Wednesday, February 22, 2012

Details of wolf shooting emerge

Sick animal had lingered in neighborhood for days

Express Staff Writer

A Deer Creek-area homeowner alerted Fish and Game late last month after he discovered that a wolf that had been lingering around his property north of Hailey had moved to his driveway.

The homeowner's name has not been released, but Idaho Fish and Game Conservation Officer Lee Garwood said the man had been walking his dog the night before when a young female wolf stepped off of snowbank and growled at the pair.

"[The wolf] then laid down and went into what the man called 'convulsions,'" Garwood said. "It was late at night, so he and his dog went home."

But the next morning, the wolf was lying 10 to 15 yards into the driveway, alive but unable to lift its head, Garwood said. The agency received a call from the homeowner, but by the time two conservation officers arrived, the wolf was dead.

"The homeowner didn't want to see the thing suffer any further, so he euthanized it with a shot to the head," Garwood said.

Further examination showed that the wolf was a victim of canine parvovirus, which in this case attacked the animal's intestinal system.

A Fish and Game news release states that the wolf was emaciated and was presenting with diarrhea—a common symptom of the virus, which also generally causes vomiting and dehydration.

The virus does not affect humans, but is common in canines, Garwood said.

"It's fairly common," he said. "You see it in domestic dogs occasionally."

Wolves and dogs are generally infected through contact with the feces of an infected animal, or, in rarer cases, infected in the womb by a mother carrying the disease.
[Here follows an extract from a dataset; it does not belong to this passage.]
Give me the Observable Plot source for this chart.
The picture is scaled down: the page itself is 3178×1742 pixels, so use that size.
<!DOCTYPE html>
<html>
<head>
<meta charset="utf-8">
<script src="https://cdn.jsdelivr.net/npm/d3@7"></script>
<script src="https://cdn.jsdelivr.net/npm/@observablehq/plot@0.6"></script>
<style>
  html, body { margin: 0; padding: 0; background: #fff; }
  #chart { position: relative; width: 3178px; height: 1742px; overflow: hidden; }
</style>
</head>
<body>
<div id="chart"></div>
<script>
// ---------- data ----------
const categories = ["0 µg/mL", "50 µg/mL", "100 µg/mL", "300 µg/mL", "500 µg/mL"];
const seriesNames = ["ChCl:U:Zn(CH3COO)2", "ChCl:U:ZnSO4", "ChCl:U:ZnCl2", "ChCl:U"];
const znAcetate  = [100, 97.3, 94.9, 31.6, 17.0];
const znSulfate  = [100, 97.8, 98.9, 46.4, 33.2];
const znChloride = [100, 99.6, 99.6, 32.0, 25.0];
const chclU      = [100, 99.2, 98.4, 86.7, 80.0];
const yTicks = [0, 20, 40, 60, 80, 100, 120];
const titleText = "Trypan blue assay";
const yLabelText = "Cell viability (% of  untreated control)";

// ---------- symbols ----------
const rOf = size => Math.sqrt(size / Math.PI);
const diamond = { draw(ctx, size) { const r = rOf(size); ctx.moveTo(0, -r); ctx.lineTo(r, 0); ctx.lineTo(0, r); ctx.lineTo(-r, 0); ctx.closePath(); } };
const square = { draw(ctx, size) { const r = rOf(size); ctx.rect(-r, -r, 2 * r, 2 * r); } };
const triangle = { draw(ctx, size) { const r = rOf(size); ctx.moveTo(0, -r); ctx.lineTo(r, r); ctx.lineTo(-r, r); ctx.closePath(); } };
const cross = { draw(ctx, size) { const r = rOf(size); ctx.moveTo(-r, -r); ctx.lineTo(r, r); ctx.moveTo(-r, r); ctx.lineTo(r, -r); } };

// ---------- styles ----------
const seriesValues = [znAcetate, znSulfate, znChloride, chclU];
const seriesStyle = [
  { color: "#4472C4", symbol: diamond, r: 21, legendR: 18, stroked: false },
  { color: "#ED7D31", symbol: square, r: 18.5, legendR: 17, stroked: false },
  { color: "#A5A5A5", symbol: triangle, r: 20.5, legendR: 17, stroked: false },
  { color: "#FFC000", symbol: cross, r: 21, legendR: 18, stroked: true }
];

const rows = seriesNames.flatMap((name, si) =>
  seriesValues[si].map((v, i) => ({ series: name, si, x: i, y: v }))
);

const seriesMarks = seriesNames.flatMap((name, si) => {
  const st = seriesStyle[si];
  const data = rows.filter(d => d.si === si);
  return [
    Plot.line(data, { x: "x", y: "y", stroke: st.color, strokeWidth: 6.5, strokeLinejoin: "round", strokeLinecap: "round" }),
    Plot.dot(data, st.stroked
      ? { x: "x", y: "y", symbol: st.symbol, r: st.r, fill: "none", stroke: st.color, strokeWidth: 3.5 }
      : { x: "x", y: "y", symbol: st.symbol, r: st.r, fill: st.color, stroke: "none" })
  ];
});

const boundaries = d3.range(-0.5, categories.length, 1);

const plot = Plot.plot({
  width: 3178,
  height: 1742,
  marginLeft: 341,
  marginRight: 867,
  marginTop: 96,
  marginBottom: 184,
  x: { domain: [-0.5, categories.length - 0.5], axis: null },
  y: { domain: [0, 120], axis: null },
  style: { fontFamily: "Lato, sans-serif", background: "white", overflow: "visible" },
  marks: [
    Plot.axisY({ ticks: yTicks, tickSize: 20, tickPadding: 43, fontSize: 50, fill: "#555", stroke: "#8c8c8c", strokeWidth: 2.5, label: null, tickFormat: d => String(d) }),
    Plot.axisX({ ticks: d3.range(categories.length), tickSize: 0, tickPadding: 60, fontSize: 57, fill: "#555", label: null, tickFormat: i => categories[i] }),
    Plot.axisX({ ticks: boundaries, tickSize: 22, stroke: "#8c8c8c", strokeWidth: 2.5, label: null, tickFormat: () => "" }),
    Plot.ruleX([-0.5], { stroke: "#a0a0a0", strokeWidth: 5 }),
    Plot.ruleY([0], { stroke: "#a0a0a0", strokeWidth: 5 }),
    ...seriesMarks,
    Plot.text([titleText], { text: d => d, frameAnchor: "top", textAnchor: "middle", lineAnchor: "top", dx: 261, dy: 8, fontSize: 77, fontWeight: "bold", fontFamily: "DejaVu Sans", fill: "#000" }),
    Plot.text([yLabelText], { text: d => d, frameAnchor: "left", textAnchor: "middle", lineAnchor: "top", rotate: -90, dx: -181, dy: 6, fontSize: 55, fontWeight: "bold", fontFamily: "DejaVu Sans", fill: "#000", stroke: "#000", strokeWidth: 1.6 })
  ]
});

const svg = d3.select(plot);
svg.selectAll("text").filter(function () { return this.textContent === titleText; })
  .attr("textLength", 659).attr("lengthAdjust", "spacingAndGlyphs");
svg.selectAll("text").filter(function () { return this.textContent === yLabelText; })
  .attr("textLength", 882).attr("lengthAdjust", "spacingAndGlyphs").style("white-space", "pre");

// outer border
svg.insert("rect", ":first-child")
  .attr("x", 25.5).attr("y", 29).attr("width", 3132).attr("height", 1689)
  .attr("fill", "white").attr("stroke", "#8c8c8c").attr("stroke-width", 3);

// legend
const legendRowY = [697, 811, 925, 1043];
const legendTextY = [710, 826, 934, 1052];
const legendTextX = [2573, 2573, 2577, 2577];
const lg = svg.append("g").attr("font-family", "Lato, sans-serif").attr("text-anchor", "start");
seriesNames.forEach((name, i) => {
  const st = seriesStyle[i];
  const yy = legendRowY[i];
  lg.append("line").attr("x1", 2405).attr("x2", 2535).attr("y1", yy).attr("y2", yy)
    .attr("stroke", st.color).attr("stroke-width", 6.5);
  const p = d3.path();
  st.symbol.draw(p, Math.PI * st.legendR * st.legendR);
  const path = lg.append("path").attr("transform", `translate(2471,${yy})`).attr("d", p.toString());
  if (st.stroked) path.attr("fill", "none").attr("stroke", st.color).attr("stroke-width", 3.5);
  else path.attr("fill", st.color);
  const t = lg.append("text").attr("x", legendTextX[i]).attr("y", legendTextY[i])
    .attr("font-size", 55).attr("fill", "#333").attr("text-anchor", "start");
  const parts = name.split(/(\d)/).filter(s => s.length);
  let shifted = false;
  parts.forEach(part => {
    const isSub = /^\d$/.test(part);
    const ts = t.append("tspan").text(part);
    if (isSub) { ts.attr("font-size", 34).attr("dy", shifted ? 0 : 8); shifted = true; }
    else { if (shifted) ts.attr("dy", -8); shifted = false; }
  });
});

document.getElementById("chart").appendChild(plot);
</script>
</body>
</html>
It is usually fatal, and the virus can survive in the feces of infected animals for up to a year.

Garrick Dutcher, program manager for wolf advocacy group Living With Wolves, said the case was unusual in that the wolf was older than the typical age for wolves who contract the illness.

"It usually gets puppies in their first year," he said. "It's a common ailment among wolves, [like] mange."

Garwood said he is not certain whether the wolf was part of a pack or traveling alone.

"I thought for several years that we may have a pack mid-valley, but I can't say that with any certainty," he said. "There have always been random sightings from Warm Springs all the way to Highway 20. I'd be speculating."

As to how the wolf got into the Deer Creek area, Garwood said he couldn't say for sure. The area is a wintering area for elk, which could have drawn a lone wolf or her pack.

"The area around the mouth of Deer Creek seems to be where I get some [wolf] calls," he said. "There's elk in the vicinity. It could have been out with its packmates hunting and just ended up [at the home]."

A group of six wolf pups near Fairfield died of the virus in 2009. The Journal of Veterinary Emergency and Critical Care reports that, untreated, the virus has a mortality rate of 91 percent.

Dogs can be inoculated against the virus, though the vaccine can take up to two weeks to become effective.